Broadcom Ltd. formally abandoned its attempt to acquire rival chipmaker Qualcomm Inc. after U.S. President Donald Trump blocked the deal citing national security risks.
“Although we are disappointed with this outcome, Broadcom will comply,” the company said in a statement Wednesday, bringing to an official end a months-long battle to land the technology industry’s biggest ever deal.
Singapore-based Broadcom said it will continue to move forward with its plans to shift its official headquarters back to the U.S. and will hold its special shareholder meeting as planned on March 23. The company has also withdrawn its slate of independent director nominees for Qualcomm’s board.
The retreat ends Chief Executive Officer Hock Tan’s most ambitious move yet in his efforts to build a chip empire, after leading Broadcom through a string of deals that have reshaped the $400 billion semiconductor industry in the last several years. The company launched its unsolicited bid in November and was quickly and repeatedly rebuffed by Qualcomm’s management and board. Broadcom had been gathering support from investors to overturn its target’s resistance to a deal.
An investigation of the deal by the Committee on Foreign Investment in the U.S., which reviews purchases of American businesses by foreign investors, confirmed national security threats related to the acquisition by Broadcom, the Treasury Department said in a letter to both companies made public March 12. Later that day Trump took the committee’s recommendation and banned the deal.
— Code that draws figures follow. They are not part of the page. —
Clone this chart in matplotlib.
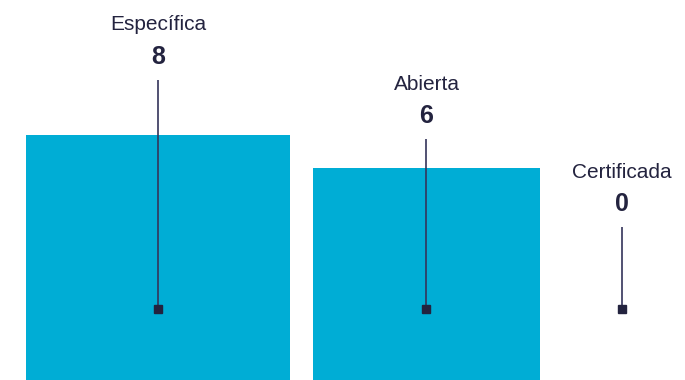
import numpy as np
import matplotlib
matplotlib.use("Agg")
import matplotlib.pyplot as plt
from matplotlib.patches import Rectangle

categories = ["Específica", "Abierta", "Certificada"]
values = [8, 6, 0]

# layout (pixel space)
W, H = 685, 380
centers = [158, 426.5, 622]
label_y = [25, 84, 172]
marker_y = 309
scale_w = 93.0
scale_h = 86.6
bar_color = "#00ADD5"
ink = "#23233F"

fig = plt.figure(figsize=(W / 100, H / 100), dpi=100)
ax = fig.add_axes([0, 0, 1, 1])
ax.set_xlim(0, W)
ax.set_ylim(H, 0)
ax.axis("off")

for cat, v, cx, ly in zip(categories, values, centers, label_y):
    w = scale_w * np.sqrt(v)
    h = scale_h * np.sqrt(v)
    if v > 0:
        ax.add_patch(Rectangle((cx - w / 2, H - h), w, h, color=bar_color, lw=0, zorder=1))
    ax.text(cx, ly, cat, ha="center", va="center", fontsize=15,
            family="Liberation Sans", color=ink, zorder=3)
    ax.text(cx, ly + 32, f"{v}", ha="center", va="center", fontsize=18,
            family="Liberation Sans", fontweight="bold", color=ink, zorder=3)
    ax.plot([cx, cx], [ly + 55, marker_y], color="#34345A", lw=1.2, zorder=2,
            solid_capstyle="butt")
    ax.plot([cx], [marker_y], marker="s", markersize=6, color=ink, zorder=4)

fig.savefig("out.png", dpi=100)
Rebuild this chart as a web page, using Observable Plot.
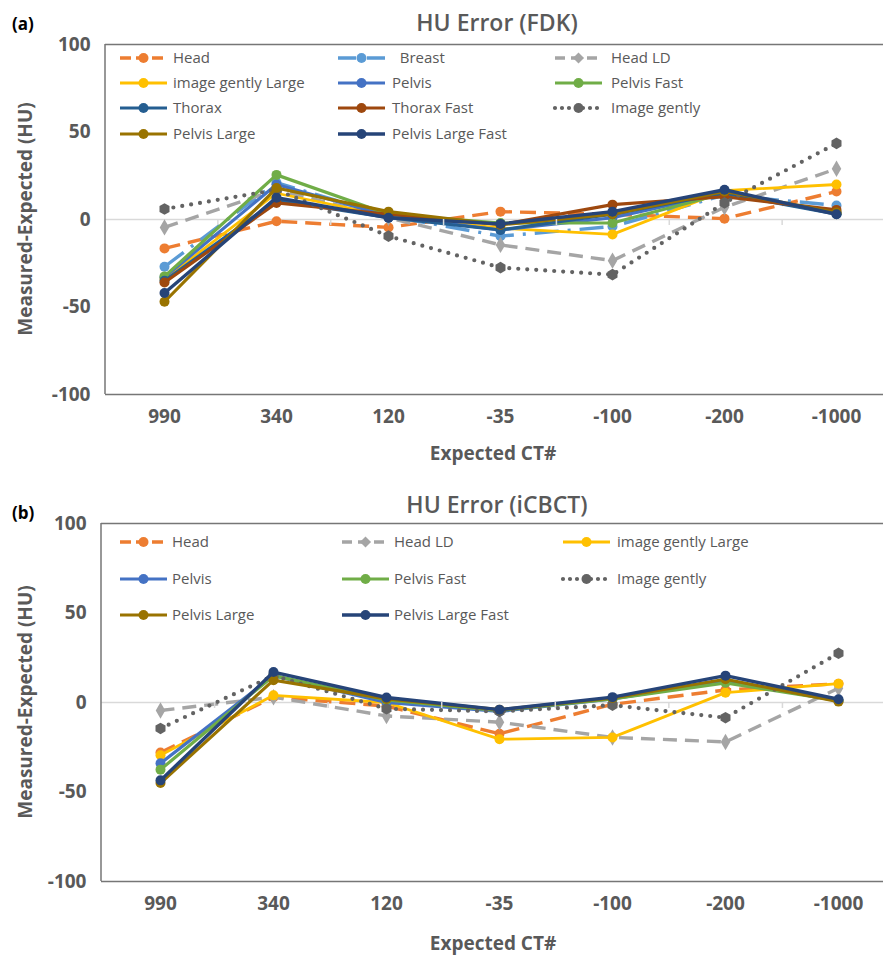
<!DOCTYPE html>
<html><head><meta charset="utf-8">
<script src="https://cdn.jsdelivr.net/npm/d3@7"></script>
<script src="https://cdn.jsdelivr.net/npm/@observablehq/plot@0.6"></script>
<style>body{margin:0;background:#fff;} #wrap svg{display:block;}</style>
</head><body><div id="wrap"></div>
<script>
// ---------- DATA ----------
const categories = ["990", "340", "120", "-35", "-100", "-200", "-1000"];
const yTicks = [-100, -50, 0, 50, 100];

// Panel (a): HU Error (FDK)
const fdkSeries = ["Head", "Breast", "Head LD", "image gently Large", "Pelvis", "Pelvis Fast",
  "Thorax", "Thorax Fast", "Image gently", "Pelvis Large", "Pelvis Large Fast"];
const fdkHead            = [-16.5, -1, -4.5, 4.5, 3, 0.5, 16];
const fdkBreast          = [-27, 21, 2, -9.5, -4, 14, 8];
const fdkHeadLD          = [-4.5, 17, 1, -14.5, -23.5, 7, 29];
const fdkGentlyLarge     = [-34, 15, 2, -5, -8.5, 16.5, 20];
const fdkPelvis          = [-33, 20, 2, -6, 1, 15, 4];
const fdkPelvisFast      = [-32.5, 25.5, 3, -2, -2, 15, 3.5];
const fdkThorax          = [-35, 11, 1, -6, 3, 15, 3];
const fdkThoraxFast      = [-36, 9.5, 3, -3, 8.5, 13, 5.5];
const fdkGently          = [6, 17, -9.5, -27.5, -31.5, 9.5, 43.5];
const fdkPelvisLarge     = [-47, 18, 4.5, -3, 3, 16, 4];
const fdkPelvisLargeFast = [-42, 12.5, 1, -2.5, 4.5, 17, 3];

// Panel (b): HU Error (iCBCT)
const icbctSeries = ["Head", "Head LD", "image gently Large", "Pelvis", "Pelvis Fast",
  "Image gently", "Pelvis Large", "Pelvis Large Fast"];
const icbctHead            = [-28, 3, -2, -17.5, -1, 7, 10.5];
const icbctHeadLD          = [-4.5, 3, -7.5, -11, -19.5, -22, 8];
const icbctGentlyLarge     = [-29.5, 4, 0, -20.5, -19.5, 5.5, 10.5];
const icbctPelvis          = [-34, 15, 0, -5, 2, 12, 1];
const icbctPelvisFast      = [-37.5, 15, 1.5, -4.5, 2, 11, 1];
const icbctGently          = [-14.5, 15, -3.5, -5, -1.5, -8.5, 27.5];
const icbctPelvisLarge     = [-45, 12.5, 2, -4, 2.5, 13, 0.5];
const icbctPelvisLargeFast = [-43.5, 17, 2.8, -4, 3, 15, 1.8];

// ---------- STYLES ----------
const styles = {
  "Head":               {color: "#ED7D31", dash: "16,8", ldash: "11,5", cap: "butt", width: 3.4, symbol: "circle"},
  "Breast":             {color: "#5B9BD5", dash: "24,9,3,9", ldash: "18,4,3,4", cap: "butt", width: 3.4, symbol: "circle"},
  "Head LD":            {color: "#A5A5A5", dash: "14,8", ldash: "10,6", cap: "butt", width: 3.4, symbol: "diamond"},
  "image gently Large": {color: "#FFC000", dash: null, cap: "butt", width: 2.8, symbol: "circle"},
  "Pelvis":             {color: "#4472C4", dash: null, cap: "butt", width: 3.2, symbol: "circle"},
  "Pelvis Fast":        {color: "#70AD47", dash: null, cap: "butt", width: 3.2, symbol: "circle"},
  "Thorax":             {color: "#255E91", dash: null, cap: "butt", width: 3.2, symbol: "circle"},
  "Thorax Fast":        {color: "#9E480E", dash: null, cap: "butt", width: 3.2, symbol: "circle"},
  "Image gently":       {color: "#636363", dash: "0,9", ldash: "0,7", cap: "round", width: 4.2, symbol: "hexagon"},
  "Pelvis Large":       {color: "#997300", dash: null, cap: "butt", width: 3.2, symbol: "circle"},
  "Pelvis Large Fast":  {color: "#264478", dash: null, cap: "butt", width: 3.4, symbol: "circle"}
};
const FONT = "'Open Sans', 'Noto Sans', sans-serif";
const GRAY = "#595959";

function symbolPath(sym, r) {
  const map = {circle: d3.symbolCircle, diamond: d3.symbolDiamond2, hexagon: Plot.symbol ? Plot.symbol("hexagon") : d3.symbolCircle};
  const s = map[sym] || d3.symbolCircle;
  return d3.symbol(s, Math.PI * r * r)();
}

function panel(cfg) {
  const {tag, title, names, values, height, marginTop, marginBottom, marginLeft, xRange, legend} = cfg;
  const rows = [];
  names.forEach((n, i) => values[i].forEach((v, j) => rows.push({series: n, cat: categories[j], val: v})));
  const marks = [
    Plot.ruleY([0], {stroke: "#D9D9D9", strokeWidth: 1.5}),
    Plot.ruleY([-100, 100], {stroke: "#767676", strokeWidth: 1.5}),
    Plot.axisY({ticks: yTicks, tickSize: 0, tickPadding: 15, label: null, tickFormat: d => String(d)}),
    Plot.axisX({tickSize: 0, tickPadding: 15, label: null})
  ];
  names.forEach(n => {
    const s = styles[n];
    const d = rows.filter(r => r.series === n);
    const lo = {x: "cat", y: "val", stroke: s.color, strokeWidth: s.width, strokeLinecap: s.cap, strokeLinejoin: "round"};
    if (s.dash) lo.strokeDasharray = s.dash;
    marks.push(Plot.line(d, lo));
    marks.push(Plot.dot(d, {x: "cat", y: "val", r: 5, fill: s.color, stroke: "none", symbol: s.symbol}));
  });
  const chart = Plot.plot({
    width: 883, height, marginTop, marginBottom, marginLeft, marginRight: 0,
    x: {type: "point", domain: categories, range: xRange, padding: 0.5},
    y: {domain: [-100, 100]},
    style: {fontFamily: FONT, fontSize: "19px", fontWeight: "bold", color: GRAY, background: "white", overflow: "visible"},
    marks
  });
  const svg = d3.select(chart);
  const yTop = marginTop, yBot = height - marginBottom, y0 = (yTop + yBot) / 2;
  svg.append("line").attr("x1", marginLeft).attr("x2", marginLeft).attr("y1", yTop).attr("y2", yBot)
    .attr("stroke", "#767676").attr("stroke-width", 1.5);
  const step = (xRange[1] - xRange[0]) / categories.length;
  for (let i = 1; i < categories.length; i++) {
    const x = xRange[0] + step * i;
    svg.append("line").attr("x1", x).attr("x2", x).attr("y1", y0).attr("y2", y0 + 6)
      .attr("stroke", "#D9D9D9").attr("stroke-width", 1.5);
  }
  svg.append("text").attr("x", 497).attr("y", cfg.titleY).attr("text-anchor", "middle").attr("dy", "0.35em")
    .attr("font-family", FONT).attr("font-size", 23).attr("font-weight", 600).attr("fill", GRAY).text(title);
  svg.append("text").attr("x", 12).attr("y", cfg.tagY).attr("text-anchor", "start").attr("dy", "0.35em")
    .attr("font-family", FONT).attr("font-size", 17).attr("font-weight", "bold").attr("fill", "#000").text(tag);
  svg.append("text").attr("transform", `translate(25,${y0}) rotate(-90)`).attr("text-anchor", "middle").attr("dy", "0.35em")
    .attr("font-family", FONT).attr("font-size", 19).attr("font-weight", "bold").attr("fill", GRAY).text("Measured-Expected (HU)");
  svg.append("text").attr("x", 493).attr("y", cfg.xLabelY).attr("text-anchor", "middle").attr("dy", "0.35em")
    .attr("font-family", FONT).attr("font-size", 19).attr("font-weight", "bold").attr("fill", GRAY).text("Expected CT#");
  const lg = svg.append("g");
  names.forEach((n, i) => {
    const s = styles[n];
    const col = i % 3, row = Math.floor(i / 3);
    const sx = legend.sampleX[col], tx = legend.textX[col], y = legend.rowY[row];
    const g = lg.append("g");
    const ln = g.append("line").attr("x1", sx).attr("x2", sx + 47).attr("y1", y).attr("y2", y)
      .attr("stroke", s.color).attr("stroke-width", s.width).attr("stroke-linecap", s.cap);
    if (s.ldash) ln.attr("stroke-dasharray", s.ldash);
    g.append("path").attr("transform", `translate(${sx + 23.5},${y})`).attr("d", symbolPath(s.symbol, 5)).attr("fill", s.color);
    g.append("text").attr("x", tx).attr("y", y).attr("dy", "0.35em").attr("text-anchor", "start")
      .attr("font-family", FONT).attr("font-size", 15)
      .attr("font-weight", "normal").attr("fill", GRAY).text(n === "Breast" ? "\u00A0\u00A0Breast" : n);
  });
  return chart;
}

const wrap = document.getElementById("wrap");
wrap.appendChild(panel({
  tag: "(a)", title: "HU Error (FDK)", names: fdkSeries,
  values: [fdkHead, fdkBreast, fdkHeadLD, fdkGentlyLarge, fdkPelvis, fdkPelvisFast, fdkThorax, fdkThoraxFast, fdkGently, fdkPelvisLarge, fdkPelvisLargeFast],
  height: 480, marginTop: 44, marginBottom: 86, marginLeft: 105, xRange: [105, 895],
  titleY: 23, tagY: 24, xLabelY: 453,
  legend: {sampleX: [120, 338, 555], textX: [173, 392, 611], rowY: [58, 83, 108, 134]}
}));
wrap.appendChild(panel({
  tag: "(b)", title: "HU Error (iCBCT)", names: icbctSeries,
  values: [icbctHead, icbctHeadLD, icbctGentlyLarge, icbctPelvis, icbctPelvisFast, icbctGently, icbctPelvisLarge, icbctPelvisLargeFast],
  height: 477, marginTop: 43, marginBottom: 76, marginLeft: 101, xRange: [101, 896],
  titleY: 25, tagY: 33, xLabelY: 463,
  legend: {sampleX: [120, 342, 563], textX: [172, 394, 617], rowY: [62, 99, 135]}
}));
</script>
</body></html>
CFIUS on March 4 ordered Qualcomm to postpone a shareholder meeting to vote on Broadcom’s nominees as directors of the target. Broadcom aimed to win control of the board so it could advance with its hostile takeover. Treasury said Broadcom violated that order by not giving proper notice about moving its headquarters to the U.S.
The agency also cited the Defense Department’s reliance on products made by Qualcomm, which is based in San Diego. The company has “active sole source classified prime contracts” with the Pentagon, according to a letter from Treasury.
The letter prompted Qualcomm to postpone a March 6 annual meeting, where shareholders were to vote on board candidates, including six nominated by Broadcom. According to voting return data seen by Bloomberg, Broadcom was on course to win control of the board that had been resisting its overture.